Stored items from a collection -
_ _ _ _ _ _ _
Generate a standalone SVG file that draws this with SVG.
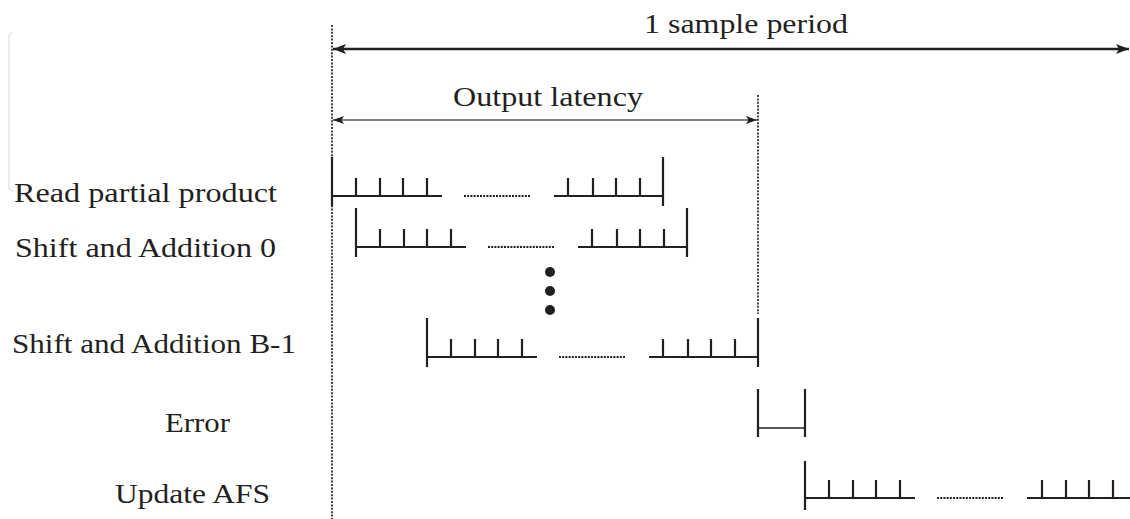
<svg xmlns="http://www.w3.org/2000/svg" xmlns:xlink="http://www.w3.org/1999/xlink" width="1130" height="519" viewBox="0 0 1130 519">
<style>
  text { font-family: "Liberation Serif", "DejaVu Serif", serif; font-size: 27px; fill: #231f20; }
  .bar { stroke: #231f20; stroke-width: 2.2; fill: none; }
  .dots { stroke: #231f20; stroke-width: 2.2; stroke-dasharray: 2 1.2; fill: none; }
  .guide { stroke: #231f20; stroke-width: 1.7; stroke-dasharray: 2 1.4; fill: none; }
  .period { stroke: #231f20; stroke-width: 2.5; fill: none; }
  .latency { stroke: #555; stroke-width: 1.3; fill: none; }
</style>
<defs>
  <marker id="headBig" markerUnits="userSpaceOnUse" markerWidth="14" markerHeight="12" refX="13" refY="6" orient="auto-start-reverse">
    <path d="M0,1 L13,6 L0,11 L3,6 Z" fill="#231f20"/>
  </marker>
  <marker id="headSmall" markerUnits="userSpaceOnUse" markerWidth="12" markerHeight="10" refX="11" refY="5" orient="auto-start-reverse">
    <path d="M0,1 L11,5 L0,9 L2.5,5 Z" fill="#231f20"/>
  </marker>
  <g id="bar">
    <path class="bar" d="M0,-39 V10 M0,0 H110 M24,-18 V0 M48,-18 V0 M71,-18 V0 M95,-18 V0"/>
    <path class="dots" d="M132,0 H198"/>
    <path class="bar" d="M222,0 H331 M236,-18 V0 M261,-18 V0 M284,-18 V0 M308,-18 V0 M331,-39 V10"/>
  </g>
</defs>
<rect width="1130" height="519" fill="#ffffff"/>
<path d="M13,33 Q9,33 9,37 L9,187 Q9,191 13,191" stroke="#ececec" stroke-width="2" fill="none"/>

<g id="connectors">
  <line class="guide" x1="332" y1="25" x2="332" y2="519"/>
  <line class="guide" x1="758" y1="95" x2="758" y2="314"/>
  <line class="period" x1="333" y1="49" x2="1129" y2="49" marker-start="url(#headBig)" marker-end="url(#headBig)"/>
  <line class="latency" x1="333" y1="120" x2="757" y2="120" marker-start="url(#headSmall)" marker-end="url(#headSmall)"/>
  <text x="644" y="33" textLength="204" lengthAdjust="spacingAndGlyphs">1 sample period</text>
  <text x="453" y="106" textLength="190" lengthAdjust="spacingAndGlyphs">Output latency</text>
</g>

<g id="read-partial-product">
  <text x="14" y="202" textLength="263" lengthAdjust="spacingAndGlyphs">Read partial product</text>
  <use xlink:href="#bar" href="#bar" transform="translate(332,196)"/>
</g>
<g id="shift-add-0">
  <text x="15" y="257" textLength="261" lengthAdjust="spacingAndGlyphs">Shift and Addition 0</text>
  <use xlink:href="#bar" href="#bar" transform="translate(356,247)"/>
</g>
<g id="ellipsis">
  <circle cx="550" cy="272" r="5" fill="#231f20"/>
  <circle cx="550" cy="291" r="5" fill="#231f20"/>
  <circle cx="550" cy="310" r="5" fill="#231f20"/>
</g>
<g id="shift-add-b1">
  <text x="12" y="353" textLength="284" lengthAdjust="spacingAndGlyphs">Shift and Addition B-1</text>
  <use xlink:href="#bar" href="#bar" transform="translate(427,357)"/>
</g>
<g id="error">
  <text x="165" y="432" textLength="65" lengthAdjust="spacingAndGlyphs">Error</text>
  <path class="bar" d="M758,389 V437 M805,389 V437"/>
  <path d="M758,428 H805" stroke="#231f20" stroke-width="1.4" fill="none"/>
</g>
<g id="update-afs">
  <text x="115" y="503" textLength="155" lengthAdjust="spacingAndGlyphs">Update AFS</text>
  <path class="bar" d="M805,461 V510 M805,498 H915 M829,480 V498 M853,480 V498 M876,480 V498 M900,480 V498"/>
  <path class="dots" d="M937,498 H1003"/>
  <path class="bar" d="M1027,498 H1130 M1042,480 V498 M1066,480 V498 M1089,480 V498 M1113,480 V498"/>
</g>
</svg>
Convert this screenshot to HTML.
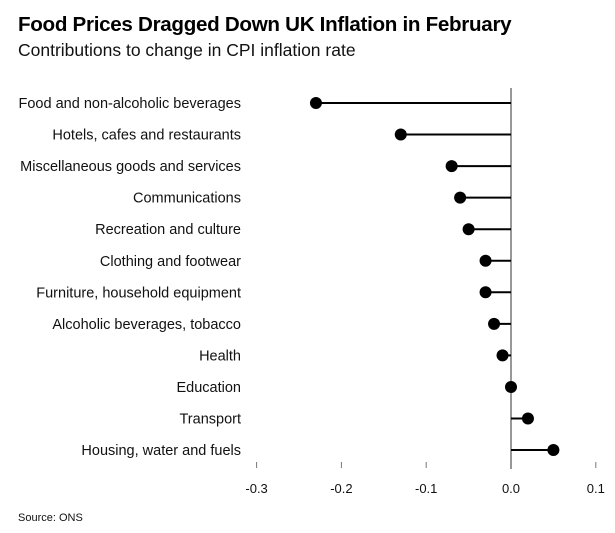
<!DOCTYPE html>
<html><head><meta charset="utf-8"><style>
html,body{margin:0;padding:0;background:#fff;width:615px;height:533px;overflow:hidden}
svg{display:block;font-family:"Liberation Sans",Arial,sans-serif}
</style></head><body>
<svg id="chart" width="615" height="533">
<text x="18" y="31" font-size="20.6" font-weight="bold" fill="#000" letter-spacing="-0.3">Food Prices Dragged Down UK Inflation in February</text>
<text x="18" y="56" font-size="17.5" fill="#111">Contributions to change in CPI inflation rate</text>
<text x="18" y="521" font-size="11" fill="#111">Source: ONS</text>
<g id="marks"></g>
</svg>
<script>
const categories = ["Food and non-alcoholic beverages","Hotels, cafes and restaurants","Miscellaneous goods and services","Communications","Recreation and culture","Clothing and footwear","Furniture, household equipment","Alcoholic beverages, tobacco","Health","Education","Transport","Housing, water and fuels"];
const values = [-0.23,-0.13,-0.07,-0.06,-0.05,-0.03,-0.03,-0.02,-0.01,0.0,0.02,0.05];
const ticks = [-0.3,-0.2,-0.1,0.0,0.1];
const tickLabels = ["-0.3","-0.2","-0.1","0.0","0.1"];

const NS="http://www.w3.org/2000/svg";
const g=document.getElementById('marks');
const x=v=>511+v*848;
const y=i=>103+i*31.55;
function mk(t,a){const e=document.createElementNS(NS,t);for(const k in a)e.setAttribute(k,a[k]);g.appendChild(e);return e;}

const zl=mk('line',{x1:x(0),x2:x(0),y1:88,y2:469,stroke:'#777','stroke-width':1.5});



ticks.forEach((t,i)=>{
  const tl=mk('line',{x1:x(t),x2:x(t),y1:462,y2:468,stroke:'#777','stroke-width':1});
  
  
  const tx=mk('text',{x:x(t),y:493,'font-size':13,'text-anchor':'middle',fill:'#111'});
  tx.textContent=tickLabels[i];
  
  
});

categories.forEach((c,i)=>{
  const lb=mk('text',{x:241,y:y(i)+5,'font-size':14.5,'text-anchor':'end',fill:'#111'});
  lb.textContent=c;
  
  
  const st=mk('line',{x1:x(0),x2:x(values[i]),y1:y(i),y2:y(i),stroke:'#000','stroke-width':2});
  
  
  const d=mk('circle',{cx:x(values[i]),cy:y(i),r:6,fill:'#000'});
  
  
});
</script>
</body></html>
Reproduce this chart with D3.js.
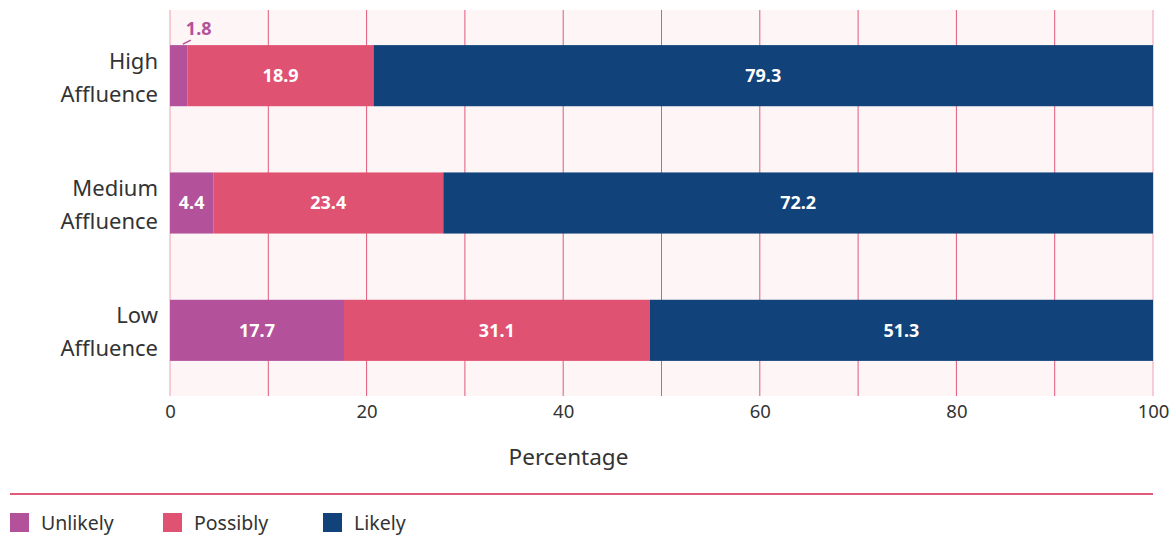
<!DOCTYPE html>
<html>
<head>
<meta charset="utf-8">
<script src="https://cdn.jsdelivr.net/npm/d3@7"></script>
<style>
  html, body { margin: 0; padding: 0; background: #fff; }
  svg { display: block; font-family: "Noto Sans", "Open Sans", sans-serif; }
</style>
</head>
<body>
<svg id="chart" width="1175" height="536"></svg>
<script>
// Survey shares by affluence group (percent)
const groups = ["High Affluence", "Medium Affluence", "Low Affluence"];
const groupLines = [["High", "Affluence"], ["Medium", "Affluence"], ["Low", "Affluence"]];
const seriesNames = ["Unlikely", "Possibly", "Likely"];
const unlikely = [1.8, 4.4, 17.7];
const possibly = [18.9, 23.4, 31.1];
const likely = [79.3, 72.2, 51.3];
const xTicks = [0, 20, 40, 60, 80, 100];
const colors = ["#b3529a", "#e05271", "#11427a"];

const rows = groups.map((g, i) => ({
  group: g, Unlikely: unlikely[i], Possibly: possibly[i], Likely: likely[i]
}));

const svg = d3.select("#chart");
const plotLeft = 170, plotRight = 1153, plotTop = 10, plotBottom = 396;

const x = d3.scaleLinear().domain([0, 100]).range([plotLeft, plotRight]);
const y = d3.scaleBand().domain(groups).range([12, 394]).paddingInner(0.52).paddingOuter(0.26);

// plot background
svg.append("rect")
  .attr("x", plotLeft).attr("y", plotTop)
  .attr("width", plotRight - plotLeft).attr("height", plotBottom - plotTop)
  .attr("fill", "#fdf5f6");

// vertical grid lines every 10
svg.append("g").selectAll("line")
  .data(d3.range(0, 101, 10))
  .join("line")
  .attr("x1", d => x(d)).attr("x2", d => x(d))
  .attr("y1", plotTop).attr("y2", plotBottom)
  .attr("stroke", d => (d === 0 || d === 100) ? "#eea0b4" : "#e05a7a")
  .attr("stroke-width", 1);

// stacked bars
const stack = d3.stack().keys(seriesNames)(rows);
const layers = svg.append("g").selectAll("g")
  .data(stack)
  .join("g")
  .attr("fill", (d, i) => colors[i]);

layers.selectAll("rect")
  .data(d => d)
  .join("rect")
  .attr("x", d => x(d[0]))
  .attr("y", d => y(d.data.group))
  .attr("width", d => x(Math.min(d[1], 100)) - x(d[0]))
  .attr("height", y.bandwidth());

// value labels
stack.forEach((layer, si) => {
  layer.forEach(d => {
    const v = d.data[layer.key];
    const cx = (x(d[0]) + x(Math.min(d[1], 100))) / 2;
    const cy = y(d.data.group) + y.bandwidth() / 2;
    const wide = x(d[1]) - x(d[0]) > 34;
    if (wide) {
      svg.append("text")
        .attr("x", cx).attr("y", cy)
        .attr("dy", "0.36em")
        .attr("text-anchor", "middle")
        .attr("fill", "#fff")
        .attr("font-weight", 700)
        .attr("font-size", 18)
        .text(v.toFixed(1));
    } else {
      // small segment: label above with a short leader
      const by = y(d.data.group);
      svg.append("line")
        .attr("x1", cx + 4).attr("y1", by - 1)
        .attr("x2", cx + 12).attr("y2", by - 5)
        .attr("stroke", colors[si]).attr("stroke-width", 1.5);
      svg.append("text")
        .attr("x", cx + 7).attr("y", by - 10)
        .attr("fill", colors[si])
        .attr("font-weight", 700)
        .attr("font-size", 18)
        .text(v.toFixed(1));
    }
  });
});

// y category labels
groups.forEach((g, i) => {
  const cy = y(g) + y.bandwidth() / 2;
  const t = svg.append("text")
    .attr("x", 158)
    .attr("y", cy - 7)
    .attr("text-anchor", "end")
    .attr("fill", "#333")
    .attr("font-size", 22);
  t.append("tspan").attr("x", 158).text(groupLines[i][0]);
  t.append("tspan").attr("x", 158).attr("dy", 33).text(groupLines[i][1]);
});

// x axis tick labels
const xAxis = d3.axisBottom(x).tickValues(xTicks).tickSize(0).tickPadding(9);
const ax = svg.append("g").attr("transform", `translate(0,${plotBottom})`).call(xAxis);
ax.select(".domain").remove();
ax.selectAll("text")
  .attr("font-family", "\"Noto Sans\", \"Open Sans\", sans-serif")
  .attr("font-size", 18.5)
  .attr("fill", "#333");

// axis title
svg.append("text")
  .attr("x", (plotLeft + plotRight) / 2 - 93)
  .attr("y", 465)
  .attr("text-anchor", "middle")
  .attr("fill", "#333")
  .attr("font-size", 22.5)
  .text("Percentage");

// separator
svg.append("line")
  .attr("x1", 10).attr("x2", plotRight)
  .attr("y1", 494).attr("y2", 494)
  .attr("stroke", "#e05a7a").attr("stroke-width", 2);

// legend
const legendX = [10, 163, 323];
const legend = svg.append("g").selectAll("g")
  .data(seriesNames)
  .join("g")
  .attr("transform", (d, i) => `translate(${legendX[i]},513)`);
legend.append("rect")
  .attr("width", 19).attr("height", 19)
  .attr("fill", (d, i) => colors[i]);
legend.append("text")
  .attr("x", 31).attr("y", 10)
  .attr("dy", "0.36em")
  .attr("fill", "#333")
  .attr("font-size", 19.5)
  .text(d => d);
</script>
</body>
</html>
_ _ _ _ _ _ _
Objective - Write down every line from the opening of the listing to the line with "Q9,33 9,37 L9,187", both included, and nothing else; the pictures are omitted.

Correct response -
Generate a standalone SVG file that draws this with SVG.
<svg xmlns="http://www.w3.org/2000/svg" xmlns:xlink="http://www.w3.org/1999/xlink" width="1130" height="519" viewBox="0 0 1130 519">
<style>
  text { font-family: "Liberation Serif", "DejaVu Serif", serif; font-size: 27px; fill: #231f20; }
  .bar { stroke: #231f20; stroke-width: 2.2; fill: none; }
  .dots { stroke: #231f20; stroke-width: 2.2; stroke-dasharray: 2 1.2; fill: none; }
  .guide { stroke: #231f20; stroke-width: 1.7; stroke-dasharray: 2 1.4; fill: none; }
  .period { stroke: #231f20; stroke-width: 2.5; fill: none; }
  .latency { stroke: #555; stroke-width: 1.3; fill: none; }
</style>
<defs>
  <marker id="headBig" markerUnits="userSpaceOnUse" markerWidth="14" markerHeight="12" refX="13" refY="6" orient="auto-start-reverse">
    <path d="M0,1 L13,6 L0,11 L3,6 Z" fill="#231f20"/>
  </marker>
  <marker id="headSmall" markerUnits="userSpaceOnUse" markerWidth="12" markerHeight="10" refX="11" refY="5" orient="auto-start-reverse">
    <path d="M0,1 L11,5 L0,9 L2.5,5 Z" fill="#231f20"/>
  </marker>
  <g id="bar">
    <path class="bar" d="M0,-39 V10 M0,0 H110 M24,-18 V0 M48,-18 V0 M71,-18 V0 M95,-18 V0"/>
    <path class="dots" d="M132,0 H198"/>
    <path class="bar" d="M222,0 H331 M236,-18 V0 M261,-18 V0 M284,-18 V0 M308,-18 V0 M331,-39 V10"/>
  </g>
</defs>
<rect width="1130" height="519" fill="#ffffff"/>
<path d="M13,33 Q9,33 9,37 L9,187 Q9,191 13,191" stroke="#ececec" stroke-width="2" fill="none"/>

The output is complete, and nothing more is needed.